MOSCOU: Le patron du groupe paramilitaire russe Wagner, Evguéni Prigojine, a revendiqué samedi la capture de la ville de Bakhmout dans l'est de l'Ukraine, épicentre des combats, où Kiev a dit encore se battre tout en jugeant la situation "critique".
Si elle était confirmée, la prise de Bakhmout permettrait à Moscou d'afficher une victoire après une série de revers humiliants. Elle interviendrait aussi avant une contre-offensive d'ampleur que Kiev dit préparer depuis des mois.
L'annonce de M. Prigojine intervient aussi alors que le président ukrainien Volodymyr Zelensky se trouve au sommet du G7 à Hiroshima au Japon, où il enchaîne les rencontres pour accentuer la pression internationale sur Moscou.
"Le 20 mai 2023, aujourd'hui, à midi, Bakhmout a été prise dans sa totalité", a annoncé M. Prigojine dans une vidéo diffusée par son service de presse sur Telegram, où il se tient aux côtés d'hommes armés devant des bâtiments en ruines.
"L'opération pour la prise de Bakhmout a durée 224 jours (...) Il n'y avait que Wagner ici" mais aucune troupe régulière de l'armée russe, a ajouté M. Prigojine, qui est en conflit ouvert avec la hiérarchie militaire à Moscou.
La vice-ministre ukrainienne de la Défense, Ganna Maliar, a affirmé sur Telegram que les défenseurs ukrainiens contrôlaient toujours "certaines installations industrielles et infrastructures" et immeubles d'habitations, bien que "la situation est critique".
Le conseiller de la présidence ukrainienne Mykhaïlo Podoliak a pour sa part assuré à la télévision que "Bakhmout sera libérée, comme tous les autres territoires de l'Ukraine".
Selon M. Prigojine, Wagner retirera ses hommes de la ville à partir du 25 mai et en laissera la défense à l'armée russe régulière, se tenant à disposition après rotation et entraînement pour des opérations futures de Moscou.
"D'ici au 25 mai, nous allons fouiller complètement la ville, créer des positions défensives et la transférerons aux militaires pour qu'ils s'en occupent. De notre côté, nous retournerons dans les bases", a déclaré M. Prigojine.
Menaces envers l'état-major
Les deux camps ont subi d'importantes pertes à Bakhmout, ville de quelque 70.000 habitants avant l'offensive russe, aujourd'hui en grande partie dévastée par les combats.
Les forces russes y ont progressé lentement tout en prenant des localités avoisinantes telles que Soledar plus au nord. Elles contrôlaient ces dernières semaines Bakhmout à plus de 90%, ne luttant plus au sein de la cité que contre une dernière poche de résistance ukrainienne dans l'ouest.

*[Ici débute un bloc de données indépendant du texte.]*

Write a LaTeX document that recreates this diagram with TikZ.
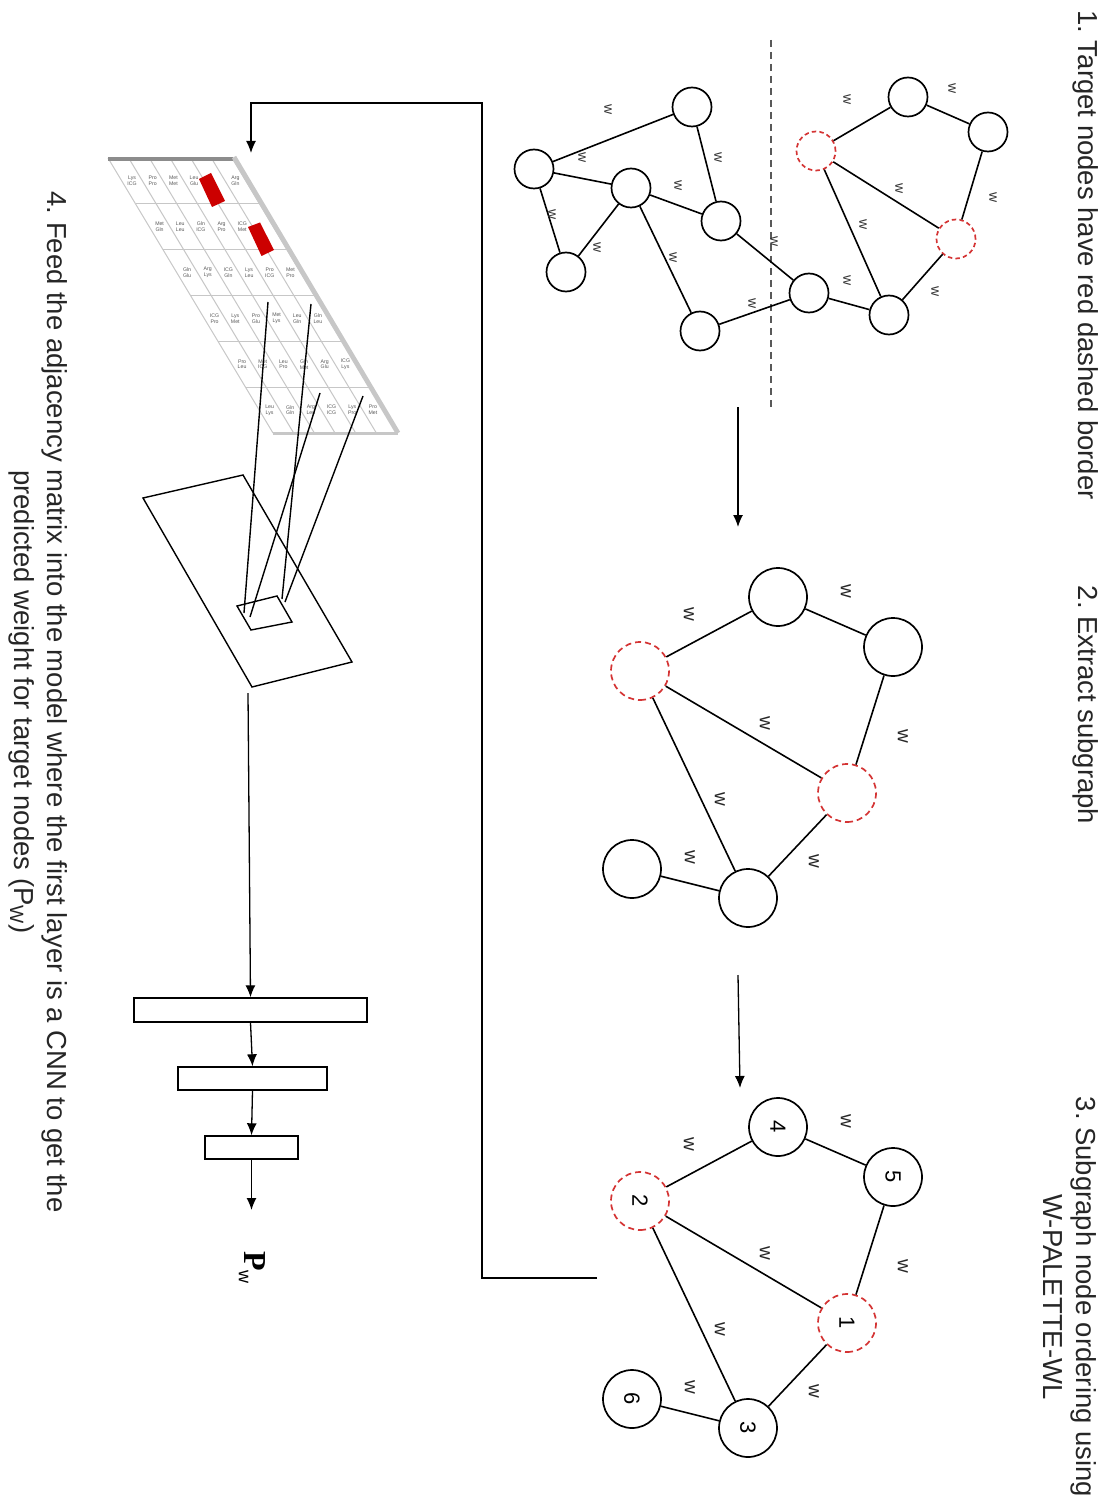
\documentclass[tikz,border=0pt]{standalone}
\usepackage{fontspec}
\setmainfont{Liberation Sans}
\newfontfamily\serifbf{Liberation Serif}
\usetikzlibrary{arrows.meta}
\definecolor{tred}{RGB}{212,52,52}
\definecolor{cellred}{RGB}{204,0,0}
\frenchspacing

\begin{document}
\begin{tikzpicture}[x=0.5pt,y=-0.5pt,
  title/.style={rotate=-90, font=\fontsize{13.75}{16.5}\selectfont, align=center, inner sep=0pt, text=black!85},
  wl/.style={rotate=-90, font=\fontsize{9.5}{10}\selectfont, inner sep=0pt, text=black!85},
  wls/.style={rotate=-90, font=\fontsize{7}{8}\selectfont, inner sep=0pt, text=black!80},
  snode/.style={circle, draw, line width=0.85pt, minimum size=19.5pt, inner sep=0pt},
  bnode/.style={circle, draw, line width=0.85pt, minimum size=29pt, inner sep=0pt, rotate=-90,
                font=\fontsize{11}{12}\selectfont},
  tgt/.style={draw=tred, dash pattern=on 3pt off 2pt},
  gedge/.style={line width=0.8pt},
  arr/.style={line width=0.65pt, -{Latex[length=6pt,width=5pt]}},
  layerbox/.style={draw, line width=0.7pt, inner sep=0pt},
  gridl/.style={draw=black!22, line width=0.5pt},
  cell/.style={font=\fontsize{2.6}{2.9}\selectfont, text=black!65, align=center, inner sep=0pt}
]
\useasboundingbox (0,0) rectangle (1108,1508);

% ---------- step titles ----------
\node[title] (t1) at (1086,255) {1. Target nodes have red dashed border};
\node[title] (t2) at (1086,705) {2. Extract subgraph};
\node[title] (t3) at (1070,1297) {3. Subgraph node ordering using\\W-PALETTE-WL};
\node[title] (t4) at (38,702) {4. Feed the adjacency matrix into the model where the first layer is a CNN to get the\\predicted weight for target nodes (P\textsubscript{W})};

% ---------- whole graph ----------
\draw[black!65, line width=0.6pt, dash pattern=on 3.5pt off 2.5pt] (771,40) -- (771,410);

\node[snode] (ta) at (534,169) {};
\node[snode] (tb) at (692,107) {};
\node[snode] (tc) at (631,188) {};
\node[snode] (td) at (566,272) {};
\node[snode] (te) at (721,221) {};
\node[snode] (tf) at (700,331) {};
\node[snode] (tg) at (809,293) {};
\node[snode] (th) at (889,315) {};
\node[snode,tgt,dash pattern=on 2.2pt off 1.6pt] (tr1) at (816,151) {};
\node[snode] (ti) at (908,97) {};
\node[snode] (tj) at (988,132) {};
\node[snode,tgt,dash pattern=on 2.2pt off 1.6pt] (tr2) at (956,239) {};

\draw[gedge] (ta) -- (tb);
\draw[gedge] (ta) -- (tc);
\draw[gedge] (ta) -- (td);
\draw[gedge] (tc) -- (td);
\draw[gedge] (tc) -- (te);
\draw[gedge] (tb) -- (te);
\draw[gedge] (tc) -- (tf);
\draw[gedge] (te) -- (tg);
\draw[gedge] (tf) -- (tg);
\draw[gedge] (tg) -- (th);
\draw[gedge] (th) -- (tr1);
\draw[gedge] (th) -- (tr2);
\draw[gedge] (tr1) -- (tr2);
\draw[gedge] (tr1) -- (ti);
\draw[gedge] (ti) -- (tj);
\draw[gedge] (tj) -- (tr2);

\node[wls] (tw1) at (608,110) {w};
\node[wls] (tw2) at (582,158) {w};
\node[wls] (tw3) at (552,215) {w};
\node[wls] (tw4) at (597,248) {w};
\node[wls] (tw5) at (678,186) {w};
\node[wls] (tw6) at (718,158) {w};
\node[wls] (tw7) at (673,258) {w};
\node[wls] (tw8) at (774,242) {w};
\node[wls] (tw9) at (752,304) {w};
\node[wls] (tw10) at (847,281) {w};
\node[wls] (tw11) at (863,225) {w};
\node[wls] (tw12) at (935,292) {w};
\node[wls] (tw13) at (899,189) {w};
\node[wls] (tw14) at (847,100) {w};
\node[wls] (tw15) at (952,89) {w};
\node[wls] (tw16) at (993,198) {w};

% ---------- extracted and ordered subgraphs ----------
\foreach \dy/\p/\lbl in {0/m/0,530/b/1}{
  \begin{scope}[shift={(0,\dy)}]
    \node[bnode,tgt] (\p1) at (847,793) {\ifnum\lbl=1 1\fi};
    \node[bnode,tgt] (\p2) at (640,671) {\ifnum\lbl=1 2\fi};
    \node[bnode] (\p3) at (748,898) {\ifnum\lbl=1 3\fi};
    \node[bnode] (\p4) at (778,597) {\ifnum\lbl=1 4\fi};
    \node[bnode] (\p5) at (893,647) {\ifnum\lbl=1 5\fi};
    \node[bnode] (\p6) at (632,869) {\ifnum\lbl=1 6\fi};
    \draw[gedge] (\p2) -- (\p4);
    \draw[gedge] (\p4) -- (\p5);
    \draw[gedge] (\p5) -- (\p1);
    \draw[gedge] (\p2) -- (\p1);
    \draw[gedge] (\p2) -- (\p3);
    \draw[gedge] (\p1) -- (\p3);
    \draw[gedge] (\p6) -- (\p3);
    \node[wl] (\p-w24) at (689,614) {w};
    \node[wl] (\p-w45) at (846,591) {w};
    \node[wl] (\p-w51) at (903,736) {w};
    \node[wl] (\p-w21) at (765,723) {w};
    \node[wl] (\p-w23) at (720,799) {w};
    \node[wl] (\p-w13) at (814,861) {w};
    \node[wl] (\p-w63) at (690,857) {w};
  \end{scope}
}

\coordinate (a1s) at (738,407);
\coordinate (a1e) at (738,527);
\coordinate (a2s) at (738,975);
\coordinate (a2e) at (740,1088);
\draw[arr] (a1s) -- (a1e);
\draw[arr] (a2s) -- (a2e);

% ---------- feed line to adjacency matrix ----------
\coordinate (fs) at (597,1278);
\coordinate (fe) at (251,153);
\draw[arr] (fs) -- (482,1278) -- (482,103) -- (251,103) -- (fe);

% ---------- adjacency matrix (slanted grid) ----------
\fill[white] (108,158) -- (232,158) -- (395,433) -- (273,433) -- cycle;
\foreach \v in {0,...,5}{
  \foreach \u in {0,...,5}{
    \pgfmathtruncatemacro\cellid{\v*6+\u}
    \pgfmathsetmacro\cx{108+20.667*(\u+0.5)+27.5*(\v+0.5)}
    \pgfmathsetmacro\cy{158+45.833*(\v+0.5)}
    \pgfmathparse{{"Lys","Pro","Met","Leu","Gln","Arg","ICG"}[int(mod(\u+2*\v,7))]}
    \let\wa\pgfmathresult
    \pgfmathparse{{"ICG","Gln","Glu","Pro","Leu","Lys","Met"}[int(mod(3*\u+\v,7))]}
    \let\wb\pgfmathresult
    \ifnum\cellid=4 \else\ifnum\cellid=11 \else
      \node[cell] (c\cellid) at (\cx,\cy) {\wa\\\wb};
    \fi\fi
  }
}
\foreach \v in {0,...,6}
  \draw[gridl] ({108+27.5*\v},{158+45.833*\v}) -- ({232+27.5*\v},{158+45.833*\v});
\foreach \u in {0,...,6}
  \draw[gridl] ({108+20.667*\u},158) -- ({273+20.667*\u},433);
\fill[cellred] (199,179) -- (211,173) -- (225,201) -- (212,207) -- cycle;
\fill[cellred] (248,227) -- (260,222.5) -- (274,250) -- (261.5,256) -- cycle;
\draw[black!45, line width=2pt] (108,159.5) -- (233,159.5);
\draw[black!22, line width=2.4pt] (234,157) -- (398,433);
\draw[black!22, line width=1.2pt] (273,434) -- (398,434);

% ---------- convolution plane ----------
\draw[line width=0.7pt] (143,498) -- (243,475) -- (352,662) -- (252,687) -- cycle;
\coordinate (k1) at (237,606);
\coordinate (k2) at (277,596);
\coordinate (k3) at (292,622);
\coordinate (k4) at (251,630);
\draw[line width=0.7pt] (k1) -- (k2) -- (k3) -- (k4) -- cycle;
\coordinate (m1) at (268,302);
\coordinate (m2) at (311,304);
\coordinate (m3) at (320,393);
\coordinate (m4) at (363,396);
\draw[line width=0.7pt] (m1) -- (244,613);
\draw[line width=0.7pt] (m2) -- (282,599);
\draw[line width=0.7pt] (m3) -- (250,617);
\draw[line width=0.7pt] (m4) -- (285,602);

% ---------- dense layers ----------
\coordinate (cs) at (248,693);
\node[layerbox, minimum width=116.5pt, minimum height=12pt] (l1) at (250.5,1010) {};
\node[layerbox, minimum width=74.5pt, minimum height=11.5pt] (l2) at (252.5,1078.5) {};
\node[layerbox, minimum width=46.5pt, minimum height=11.5pt] (l3) at (251.5,1147.5) {};
\coordinate (oe) at (251.5,1210);
\draw[arr] (cs) -- (l1.north);
\draw[arr] (l1.south) -- (l2.north);
\draw[arr] (l2.south) -- (l3.north);
\draw[arr] (l3.south) -- (oe);
\node[rotate=-90, inner sep=0pt] (pw) at (252,1268) {\serifbf\fontsize{16}{17}\selectfont\bfseries P\textsubscript{\normalfont\fontsize{9}{10}\selectfont w}};

\end{tikzpicture}
\end{document}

L'Ukraine a cependant revendiqué cette semaine la prise de plus de vingt kilomètres carrés aux forces russes au nord et au sud de la ville, mettant en danger les flancs de Wagner, qui sont tenus par des troupes régulières de l'armée russe.
M. Prigojine a accusé les soldats de l'armée russe de fuir leurs positions près de Bakhmout, tout en affirmant que l'état-major ne fournissait pas assez de munitions à ses hommes à dessein pour affaiblir son groupe.
"Nous ne nous sommes pas uniquement battus avec l'armée ukrainienne à Bakhmout, mais aussi avec la bureaucratie russe qui nous a mis des bâtons dans les roues", a lancé M. Prigojine samedi.
Critiquant une nouvelle fois violemment le ministre russe de la Défense Sergueï Choïgou et le chef d'état-major Valéri Guérassimov, il a estimé que cinq fois plus d'hommes étaient morts à Bakhmout "à cause de leurs caprices".
"Ils répondront de leurs actes", a encore dit le patron de Wagner.
La Russie, qui a lancé ses troupes à l'assaut de l'Ukraine le 24 février 2022, a subi de sérieux revers sur le front, étant forcée tour-à-tour de se retirer des environs de Kiev, puis de la région de Kharkiv dans le nord-est et de la ville de Kherson dans le sud.
Le front était essentiellement fixe tout au long de l'hiver, l'essentiel des combats se déroulant à Bakhmout.
Les deux camps sont désormais dans l'attente d'une contre-offensive d'ampleur annoncée par les autorités ukrainiennes, fortes des livraisons d'armes occidentales.
Le président ukrainien Volodymyr Zelensky a déclaré récemment que son armée avait "besoin de plus de temps" pour préparer cet assaut.